The shapiro test is used to check if the response variable is normal. With an alpha level of .05, and a pvalue of 2.2e-16, we assume that the data is normally distributed.
qqnorm(residuals(model1))
qqline(residuals(model1))
plot(fitted(model1), residuals(model1))
qqnorm(residuals(model2))
qqline(residuals(model2))
plot(fitted(model2), residuals(model2))
A Q-Q plot can be used to compare the shape of the distribution of the dataset. The Q-Q plot and Q-Q line of the residuals for both ANOVA models appear to be normal. However at each of the ends, the residuals seem to stray from the line. When looking at the plot of the fitted model and the residuals, a good fit would be if the plot was symmetric at zero and had a high variation. The points seem to be symmetric at zero however the points at the beginning have higher variation and it decreases towards the right of the plot.
Since the dataset consist of observations of unemployment of blue collar workers, it is possible that all of the values were from chance and that there might have been something different about the year the observations were made.There may be other nuisance factors that were not recorded that year. Also when looking at the boxplots of the variables we were testing, the distributions werent normal.
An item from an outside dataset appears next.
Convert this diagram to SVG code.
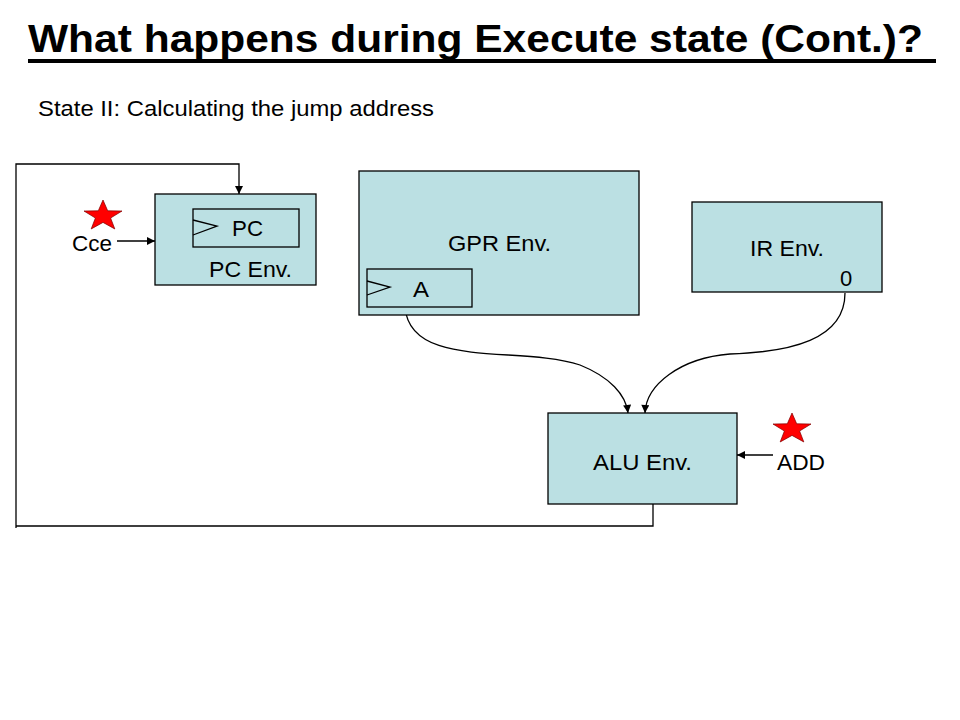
<svg xmlns="http://www.w3.org/2000/svg" width="960" height="720" viewBox="0 0 960 720">
<defs>
<style>
.box{fill:#bbe0e3;stroke:#000;stroke-width:1.3}
.inner{fill:none;stroke:#000;stroke-width:1.3}
.t{font-family:"Liberation Sans",Arial,sans-serif;font-size:22px;fill:#000}
.ln{fill:none;stroke:#000;stroke-width:1.3}
.star{fill:#ff0000;stroke:#800000;stroke-width:0.8}
</style>
<marker id="ah" viewBox="0 0 10 10" refX="10" refY="5" markerWidth="9" markerHeight="8" markerUnits="userSpaceOnUse" orient="auto">
<path d="M0,0 L10,5 L0,10 z" fill="#000"/>
</marker>
<polygon id="starshape" points="0,-20 4.7,-6.5 19,-6.2 7.6,2.5 11.8,16.2 0,8 -11.8,16.2 -7.6,2.5 -19,-6.2 -4.7,-6.5"/>
</defs>
<rect width="960" height="720" fill="#fff"/>
<g id="title">
<text x="28" y="52" font-family="'Liberation Sans',Arial,sans-serif" font-weight="bold" font-size="39" textLength="895" lengthAdjust="spacingAndGlyphs">What happens during Execute state (Cont.)?</text>
<rect x="28" y="59" width="908" height="4" fill="#000"/>
<text x="38" y="116" class="t" font-size="18.5" textLength="396" lengthAdjust="spacingAndGlyphs">State II: Calculating the jump address</text>
</g>
<g id="connectors">
<polyline class="ln" points="16,528 16,164 239,164 239,194" marker-end="url(#ah)"/>
<polyline class="ln" points="16,526 653,526 653,504"/>
<line class="ln" x1="117" y1="241" x2="155" y2="241" marker-end="url(#ah)"/>
<line class="ln" x1="773" y1="455" x2="737" y2="455" marker-end="url(#ah)"/>
<path class="ln" d="M405,307 C410,370 520,345 580,365 C610,377 626,395 628,413" marker-end="url(#ah)"/>
<path class="ln" d="M845,293 C845,340 790,352 730,354 C680,358 646,385 645,413" marker-end="url(#ah)"/>
</g>
<g id="pc-env">
<rect class="box" x="155" y="194" width="161" height="91"/>
<rect class="inner" x="193" y="209" width="106" height="38"/>
<polyline class="ln" points="193,220 217,226 193,235" stroke-width="1"/>
<text class="t" x="232" y="236" textLength="31" lengthAdjust="spacingAndGlyphs">PC</text>
<text class="t" x="209" y="277" textLength="83" lengthAdjust="spacingAndGlyphs">PC Env.</text>
</g>
<g id="cce">
<use href="#starshape" class="star" transform="translate(103,216) scale(1,0.8)"/>
<text class="t" x="72" y="251" textLength="40" lengthAdjust="spacingAndGlyphs">Cce</text>
</g>
<g id="gpr-env">
<rect class="box" x="359" y="171" width="280" height="144"/>
<text class="t" x="448" y="251" textLength="103" lengthAdjust="spacingAndGlyphs">GPR Env.</text>
<rect class="inner" x="367" y="269" width="105" height="38"/>
<polyline class="ln" points="367,281 390,287 367,295" stroke-width="1"/>
<text class="t" x="413" y="297" textLength="16" lengthAdjust="spacingAndGlyphs">A</text>
</g>
<g id="ir-env">
<rect class="box" x="692" y="202" width="190" height="90"/>
<text class="t" x="750" y="256" textLength="74" lengthAdjust="spacingAndGlyphs">IR Env.</text>
<text class="t" x="840" y="286">0</text>
</g>
<g id="alu-env">
<rect class="box" x="548" y="413" width="189" height="91"/>
<text class="t" x="593" y="470" font-size="23" textLength="99" lengthAdjust="spacingAndGlyphs">ALU Env.</text>
</g>
<g id="add">
<use href="#starshape" class="star" transform="translate(792,429) scale(1,0.8)"/>
<text class="t" x="777" y="470" font-size="23" textLength="48" lengthAdjust="spacingAndGlyphs">ADD</text>
</g>
</svg>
The Kruskal Wallis test does not assume a normal distrubtion of the residuals and could be used to test if the variation can be attributed to anything other than randomization without assuming a normal distribution.
kruskal.test(rr~nwhite, data=new)
##
## Kruskal-Wallis rank sum test
##
## data: rr by nwhite
## Kruskal-Wallis chi-squared = 29.57, df = 1, p-value = 5.396e-08
kruskal.test(rr~school12, data=new)
##
## Kruskal-Wallis rank sum test
##
## data: rr by school12
## Kruskal-Wallis chi-squared = 43.04, df = 1, p-value = 5.362e-11
kruskal.test(rr~sex, data=new)
##
## Kruskal-Wallis rank sum test
##
## data: rr by sex
## Kruskal-Wallis chi-squared = 127.6, df = 1, p-value < 2.2e-16
kruskal.test(rr~smsa, data=new)
##
## Kruskal-Wallis rank sum test
##
## data: rr by smsa
## Kruskal-Wallis chi-squared = 0.9053, df = 1, p-value = 0.3414
kruskal.test(rr~married, data=new)
##
## Kruskal-Wallis rank sum test
##
## data: rr by married
## Kruskal-Wallis chi-squared = 47.01, df = 1, p-value = 7.052e-12
kruskal.test(rr~dkids, data=new)
##
## Kruskal-Wallis rank sum test
##
## data: rr by dkids
## Kruskal-Wallis chi-squared = 1.894, df = 1, p-value = 0.1687
When looking at the results of the Kruskal-Wallis test, we would reject the null hypothesis and the variation in ther replacement rate can be attributed to nwhite, school12, sex, and married.